Many early childhood programs today use child-centered, play-based, hands-on teaching practices that stem from the theories of Froebel and Dewey.
“Nursery” education began to blossom in this country in the early 1920s. A group of women at the University of Chicago began the first parent cooperative nursery school in 1916. In 1919 Harriet Johnson opened the City and County School, which later metamorphosed into Bankstreet College of Education (one of today’s most renowned teacher education facilities and its affiliated School for Children) in New York City. Abigail Eliot began the Ruggles Street Nursery School in Boston in 1921—the same year that Patty Smith Hill founded a laboratory nursery school at Columbia Teachers College (the oldest and largest graduate school of education in the United States today).
As interest in nursery-level education grew, the academic community began to offer training in the field, and professional associations were formed. For example, at the Merrill Palmer School of Motherhood and Home Training (which later became the prestigious Merrill Palmer Institute), a nursery school was provided where students participated in an 8-hour laboratory experience each week. They studied child care management, health, nutrition, and social problems—not very different from what students do, at least in part, today.
In 1925 Patty Smith Hill (1942/1992) called a meeting of early leaders in the field to discuss issues of concern in the care of young children. In 1929 the National Association of Nursery Education was founded. That association has continued and is now known as the National Association for the Education of Young Children (NAEYC). It has grown to more than 100,000 members and provides an annual conference attended by 24,000 people (NAEYC, 2010). For over 25 years, NAEYC has developed an accreditation system designed to ensure high-quality standards in early childhood programs. Over 7,000 preprimary centers were NAEYC accredited in 2010. In addition to promoting the educational philosophy of developmentally appropriate practice, the organization provides professional development resources and seminars, publishes books and journals, and is a leading advocate for public policy issues that affect children and families (NAEYC, 2010). Information about NAEYC is included in the Related Organizations and Online Resources section at the end of this chapter.
“The NAEYC national conferences are completely mind-blowing. To be surrounded by tens of thousands of early childhood professionals—attending workshops, making connections, hearing what the researchers and movers and shakers are up to—makes me feel I am part of an important community. I always come away inspired.”

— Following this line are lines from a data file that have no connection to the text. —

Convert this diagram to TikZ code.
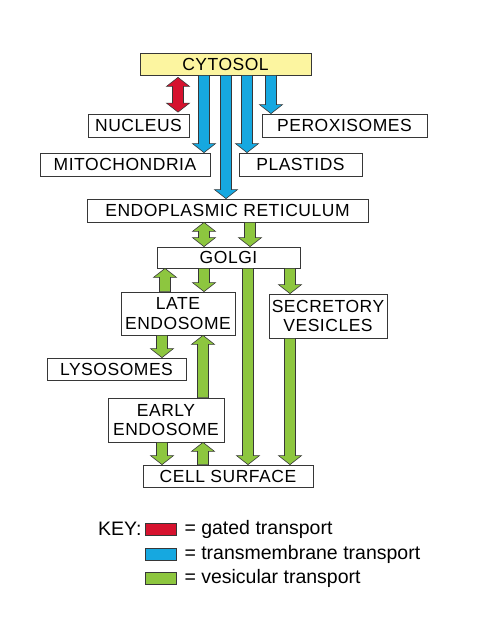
\documentclass[tikz,border=0pt]{standalone}
\usepackage{fontspec}
\setmainfont{Liberation Sans}
\newfontfamily\boxfam{Liberation Sans}[LetterSpace=3]
\usepackage{xcolor}
\usetikzlibrary{calc,positioning}

\definecolor{gatedred}{RGB}{214,18,46}
\definecolor{transblue}{RGB}{22,168,224}
\definecolor{vesgreen}{RGB}{141,198,63}
\definecolor{cytyellow}{RGB}{252,245,160}
\definecolor{edgegray}{RGB}{55,55,55}

\newcommand{\boxfont}{\boxfam\fontsize{17.5}{19.5}\selectfont}
\newcommand{\keyfont}{\fontsize{19.5}{21}\selectfont}

% one-headed fat arrow: fill, tail, tip
\newcommand{\onearrow}[3]{%
\filldraw[fill=#1,draw=edgegray,line width=0.6pt]
let \p1=(#2), \p2=(#3), \n2={\y2-sign(\y2-\y1)*9} in
(\x1-5.5pt,\y1)--(\x1-5.5pt,\n2*1pt)--(\x1-11.5pt,\n2*1pt)--(\x1,\y2)
--(\x1+11.5pt,\n2*1pt)--(\x1+5.5pt,\n2*1pt)--(\x1+5.5pt,\y1)--cycle;}
% two-headed fat arrow
\newcommand{\twoarrow}[3]{%
\filldraw[fill=#1,draw=edgegray,line width=0.6pt]
let \p1=(#2), \p2=(#3), \n1={\y1+sign(\y2-\y1)*9}, \n2={\y2-sign(\y2-\y1)*9} in
(\x1,\y1)--(\x1+11.5pt,\n1*1pt)--(\x1+5.5pt,\n1*1pt)--(\x1+5.5pt,\n2*1pt)
--(\x1+11.5pt,\n2*1pt)--(\x1,\y2)--(\x1-11.5pt,\n2*1pt)--(\x1-5.5pt,\n2*1pt)
--(\x1-5.5pt,\n1*1pt)--(\x1-11.5pt,\n1*1pt)--cycle;}

\begin{document}
\begin{tikzpicture}[x=1pt,y=-1pt,
box/.style={draw=edgegray,line width=0.8pt,fill=white,inner sep=0pt,align=center,font=\boxfont},
swatch/.style={draw=edgegray,line width=0.6pt,minimum width=31pt,minimum height=12pt,inner sep=0pt}]
\useasboundingbox (0,0) rectangle (478,618);

\node[box,fill=cytyellow,minimum width=171pt,minimum height=22pt] (cytosol) at (225.5,64) {CYTOSOL};
\node[box,minimum width=101pt,minimum height=23pt] (nucleus) at (138.5,125.5) {NUCLEUS};
\node[box,minimum width=165pt,minimum height=23pt] (perox) at (344.5,125.5) {PEROXISOMES};
\node[box,minimum width=170pt,minimum height=23pt] (mito) at (125,164.5) {MITOCHONDRIA};
\node[box,minimum width=123pt,minimum height=23pt] (plastids) at (300.5,164.5) {PLASTIDS};
\node[box,minimum width=281pt,minimum height=23pt] (er) at (227.5,210.5) {ENDOPLASMIC RETICULUM};
\node[box,minimum width=143pt,minimum height=21pt] (golgi) at (228.5,257.5) {GOLGI};
\node[box,minimum width=114pt,minimum height=43pt] (late) at (178,313.5) {LATE\\ENDOSOME};
\node[box,minimum width=118pt,minimum height=44pt] (secretory) at (328,316) {SECRETORY\\VESICLES};
\node[box,minimum width=139pt,minimum height=22pt] (lyso) at (116.5,369) {LYSOSOMES};
\node[box,minimum width=116pt,minimum height=44pt] (early) at (166,420) {EARLY\\ENDOSOME};
\node[box,minimum width=170pt,minimum height=22pt] (surface) at (228,476) {CELL SURFACE};

\twoarrow{gatedred}{$(178,0 |- cytosol.south)+(0,2)$}{$(178,0 |- nucleus.north)+(0,-1.5)$}
\onearrow{transblue}{204,0 |- cytosol.south}{204,0 |- mito.north}
\onearrow{transblue}{226,0 |- cytosol.south}{226,0 |- er.north}
\onearrow{transblue}{247,0 |- cytosol.south}{247,0 |- plastids.north}
\onearrow{transblue}{271,0 |- cytosol.south}{271,0 |- perox.north}

\twoarrow{vesgreen}{204,0 |- er.south}{204,0 |- golgi.north}
\onearrow{vesgreen}{250,0 |- er.south}{250,0 |- golgi.north}
\onearrow{vesgreen}{204,0 |- golgi.south}{204,0 |- late.north}
\onearrow{vesgreen}{165,0 |- late.north}{165,0 |- golgi.south}
\onearrow{vesgreen}{248,0 |- golgi.south}{248,0 |- surface.north}
\onearrow{vesgreen}{290,0 |- golgi.south}{290,0 |- secretory.north}
\onearrow{vesgreen}{290,0 |- secretory.south}{290,0 |- surface.north}
\onearrow{vesgreen}{162,0 |- late.south}{162,0 |- lyso.north}
\onearrow{vesgreen}{203,0 |- early.north}{203,0 |- late.south}
\onearrow{vesgreen}{162,0 |- early.south}{162,0 |- surface.north}
\onearrow{vesgreen}{203,0 |- surface.north}{203,0 |- early.south}

\node[swatch,fill=gatedred] (gated) at (160.5,529) {};
\node[swatch,fill=transblue] (transm) at (160.5,554) {};
\node[swatch,fill=vesgreen] (vesic) at (160.5,578) {};
\node[font=\keyfont,left=3pt of gated,inner sep=0pt] (key) {KEY:};
\node[font=\keyfont,right=8pt of gated,inner sep=0pt] (gatedtxt) {= gated transport};
\node[font=\keyfont,right=8pt of transm,inner sep=0pt] (transmtxt) {= transmembrane transport};
\node[font=\keyfont,right=8pt of vesic,inner sep=0pt] (vesictxt) {= vesicular transport};
\end{tikzpicture}
\end{document}
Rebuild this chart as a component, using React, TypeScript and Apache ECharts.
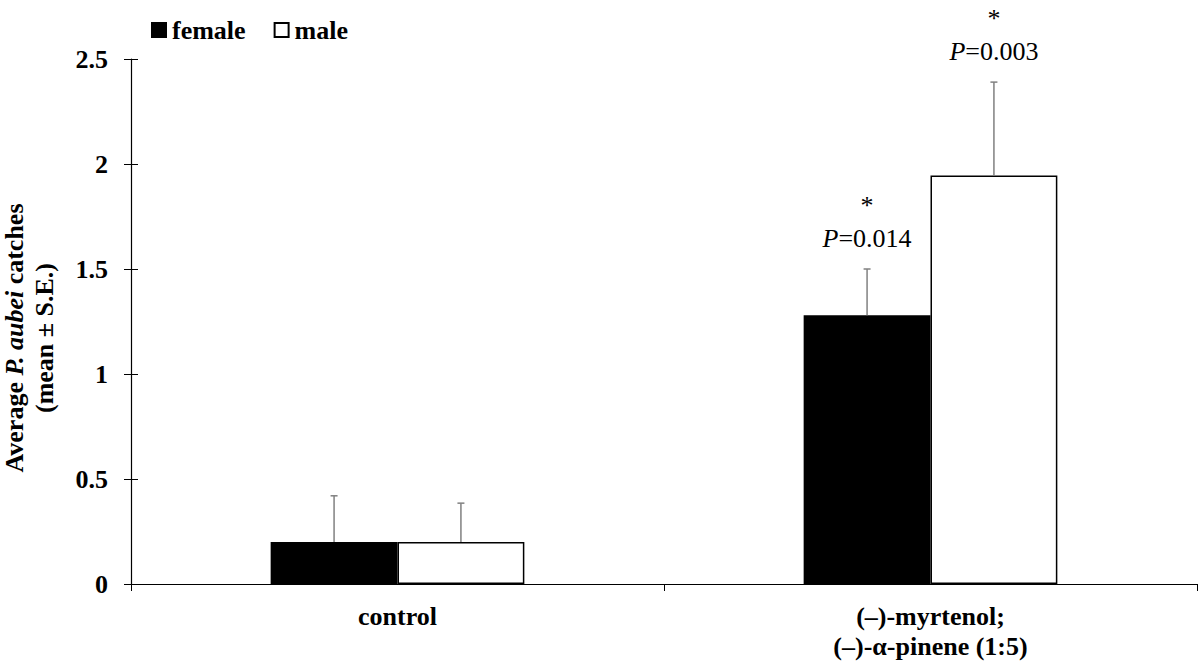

The field of early childhood education has a noble history that has resulted in a proliferation of programs designed with the very best intentions for young children. People who enter the field usually do so out of a genuine sense of caring about children—certainly not for a love of money! (The issue of compensation will be discussed later in this chapter.) Most of us in early childhood education—like John Dewey or Maria Montessori or Patty Smith Hill—want to make a difference in children’s lives and, by doing so, help to create a better society. Nevertheless, these questions have probably crossed every early childhood teacher’s mind: Is all our hard work effective? Can we really make a difference?